START SUPPLIED MATERIAL

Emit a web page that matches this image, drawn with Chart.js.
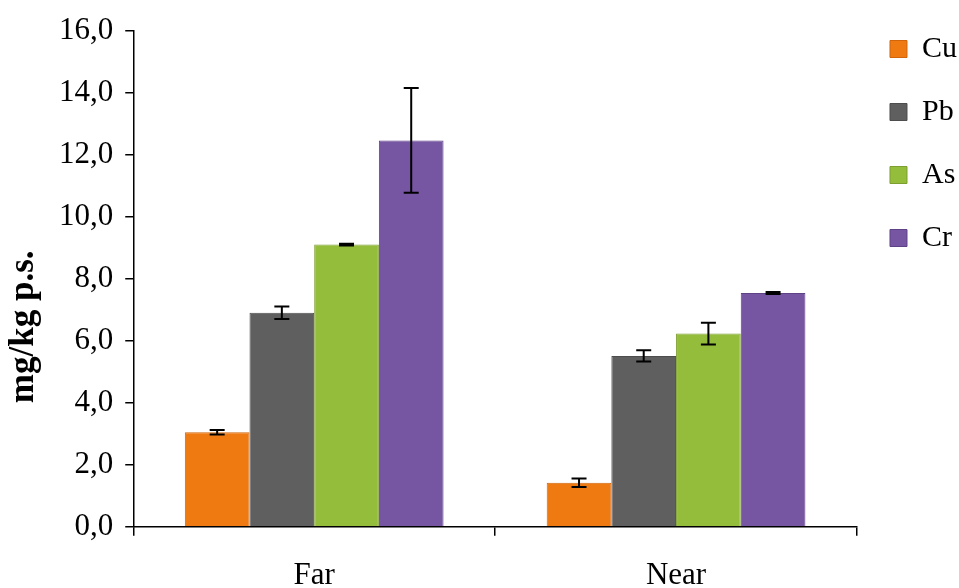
<!DOCTYPE html>
<html>
<head>
<meta charset="utf-8">
<script src="https://cdn.jsdelivr.net/npm/chart.js@4"></script>
<style>
  html, body { margin: 0; padding: 0; background: #fff; overflow: hidden; }
  #wrap { width: 959px; height: 615px; }
</style>
</head>
<body>
<div id="wrap"><canvas id="grafico" width="959" height="615"></canvas></div>
<script>
const sitios = ['Far', 'Near'];
const metales = ['Cu', 'Pb', 'As', 'Cr'];
const colores = ['#f07a12', '#5f5f5f', '#94bd3c', '#7655a2'];
const bordes = ['#d0650c', '#4d4d4d', '#7d9f30', '#5f4286'];

const valCu = [3.05, 1.42];
const valPb = [6.90, 5.51];
const valAs = [9.10, 6.23];
const valCr = [12.46, 7.54];

const errCu = [0.07, 0.14];
const errPb = [0.20, 0.18];
const errAs = [0.03, 0.35];
const errCr = [1.69, 0.03];

const valores = [valCu, valPb, valAs, valCr];
const errores = [errCu, errPb, errAs, errCr];

const fuente = "'Liberation Serif', 'Times New Roman', serif";

// barras de error dibujadas a mano
const barrasError = {
  id: 'barrasError',
  afterDatasetsDraw(chart) {
    const ctx = chart.ctx;
    const y = chart.scales.y;
    ctx.save();
    ctx.strokeStyle = '#000';
    ctx.lineWidth = 2;
    chart.data.datasets.forEach((ds, d) => {
      const meta = chart.getDatasetMeta(d);
      meta.data.forEach((bar, i) => {
        const v = ds.data[i];
        const e = errores[d][i];
        const yTop = y.getPixelForValue(v + e);
        const yBot = y.getPixelForValue(v - e);
        const x = bar.x;
        const w = 7.5;
        ctx.beginPath();
        ctx.moveTo(x, yTop); ctx.lineTo(x, yBot);
        ctx.moveTo(x - w, yTop); ctx.lineTo(x + w, yTop);
        ctx.moveTo(x - w, yBot); ctx.lineTo(x + w, yBot);
        ctx.stroke();
      });
    });
    ctx.restore();
  }
};

const datasets = metales.map((m, k) => ({
  label: m,
  data: valores[k],
  backgroundColor: colores[k],
  borderColor: bordes[k],
  borderWidth: 1,
  barPercentage: 1.0,
  categoryPercentage: 0.715
}));

// el título del eje va algo más abajo que el centro, se compensa con espacios
const tituloY = 'mg/kg p.s.' + '\u00a0'.repeat(11);

new Chart(document.getElementById('grafico').getContext('2d'), {
  type: 'bar',
  data: { labels: sitios, datasets: datasets },
  plugins: [barrasError],
  options: {
    responsive: false,
    animation: false,
    layout: { padding: { left: 1, top: 1, right: -8, bottom: 0 } },
    plugins: {
      legend: {
        position: 'right',
        align: 'start',
        labels: {
          font: { family: fuente, size: 30 },
          color: '#000',
          boxWidth: 17,
          boxHeight: 17,
          padding: 33
        }
      },
      tooltip: { enabled: false }
    },
    scales: {
      x: {
        grid: { drawOnChartArea: false, color: '#000', tickLength: 9, lineWidth: 1.5 },
        border: { color: '#000', width: 1.5 },
        ticks: { font: { family: fuente, size: 31 }, color: '#000', padding: 21 }
      },
      y: {
        min: 0,
        max: 16,
        grid: { drawOnChartArea: false, color: '#000', tickLength: 8, lineWidth: 1.5 },
        border: { color: '#000', width: 1.5 },
        ticks: {
          stepSize: 2,
          font: { family: fuente, size: 31 },
          color: '#000',
          padding: 12,
          callback: v => v.toFixed(1).replace('.', ',')
        },
        title: {
          display: true,
          text: tituloY,
          font: { family: fuente, size: 35, weight: 'bold' },
          color: '#000',
          padding: 2
        }
      }
    }
  }
});
</script>
</body>
</html>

END SUPPLIED MATERIAL

### TASK TO CARRY OUT
Write the full listing out again with every line unchanged, but include no pictures.

### SOLUTION TO THIS EXERCISE
Emit a web page that matches this image, drawn with Chart.js.
<!DOCTYPE html>
<html>
<head>
<meta charset="utf-8">
<script src="https://cdn.jsdelivr.net/npm/chart.js@4"></script>
<style>
  html, body { margin: 0; padding: 0; background: #fff; overflow: hidden; }
  #wrap { width: 959px; height: 615px; }
</style>
</head>
<body>
<div id="wrap"><canvas id="grafico" width="959" height="615"></canvas></div>
<script>
const sitios = ['Far', 'Near'];
const metales = ['Cu', 'Pb', 'As', 'Cr'];
const colores = ['#f07a12', '#5f5f5f', '#94bd3c', '#7655a2'];
const bordes = ['#d0650c', '#4d4d4d', '#7d9f30', '#5f4286'];

const valCu = [3.05, 1.42];
const valPb = [6.90, 5.51];
const valAs = [9.10, 6.23];
const valCr = [12.46, 7.54];

const errCu = [0.07, 0.14];
const errPb = [0.20, 0.18];
const errAs = [0.03, 0.35];
const errCr = [1.69, 0.03];

const valores = [valCu, valPb, valAs, valCr];
const errores = [errCu, errPb, errAs, errCr];

const fuente = "'Liberation Serif', 'Times New Roman', serif";

// barras de error dibujadas a mano
const barrasError = {
  id: 'barrasError',
  afterDatasetsDraw(chart) {
    const ctx = chart.ctx;
    const y = chart.scales.y;
    ctx.save();
    ctx.strokeStyle = '#000';
    ctx.lineWidth = 2;
    chart.data.datasets.forEach((ds, d) => {
      const meta = chart.getDatasetMeta(d);
      meta.data.forEach((bar, i) => {
        const v = ds.data[i];
        const e = errores[d][i];
        const yTop = y.getPixelForValue(v + e);
        const yBot = y.getPixelForValue(v - e);
        const x = bar.x;
        const w = 7.5;
        ctx.beginPath();
        ctx.moveTo(x, yTop); ctx.lineTo(x, yBot);
        ctx.moveTo(x - w, yTop); ctx.lineTo(x + w, yTop);
        ctx.moveTo(x - w, yBot); ctx.lineTo(x + w, yBot);
        ctx.stroke();
      });
    });
    ctx.restore();
  }
};

const datasets = metales.map((m, k) => ({
  label: m,
  data: valores[k],
  backgroundColor: colores[k],
  borderColor: bordes[k],
  borderWidth: 1,
  barPercentage: 1.0,
  categoryPercentage: 0.715
}));

// el título del eje va algo más abajo que el centro, se compensa con espacios
const tituloY = 'mg/kg p.s.' + '\u00a0'.repeat(11);

new Chart(document.getElementById('grafico').getContext('2d'), {
  type: 'bar',
  data: { labels: sitios, datasets: datasets },
  plugins: [barrasError],
  options: {
    responsive: false,
    animation: false,
    layout: { padding: { left: 1, top: 1, right: -8, bottom: 0 } },
    plugins: {
      legend: {
        position: 'right',
        align: 'start',
        labels: {
          font: { family: fuente, size: 30 },
          color: '#000',
          boxWidth: 17,
          boxHeight: 17,
          padding: 33
        }
      },
      tooltip: { enabled: false }
    },
    scales: {
      x: {
        grid: { drawOnChartArea: false, color: '#000', tickLength: 9, lineWidth: 1.5 },
        border: { color: '#000', width: 1.5 },
        ticks: { font: { family: fuente, size: 31 }, color: '#000', padding: 21 }
      },
      y: {
        min: 0,
        max: 16,
        grid: { drawOnChartArea: false, color: '#000', tickLength: 8, lineWidth: 1.5 },
        border: { color: '#000', width: 1.5 },
        ticks: {
          stepSize: 2,
          font: { family: fuente, size: 31 },
          color: '#000',
          padding: 12,
          callback: v => v.toFixed(1).replace('.', ',')
        },
        title: {
          display: true,
          text: tituloY,
          font: { family: fuente, size: 35, weight: 'bold' },
          color: '#000',
          padding: 2
        }
      }
    }
  }
});
</script>
</body>
</html>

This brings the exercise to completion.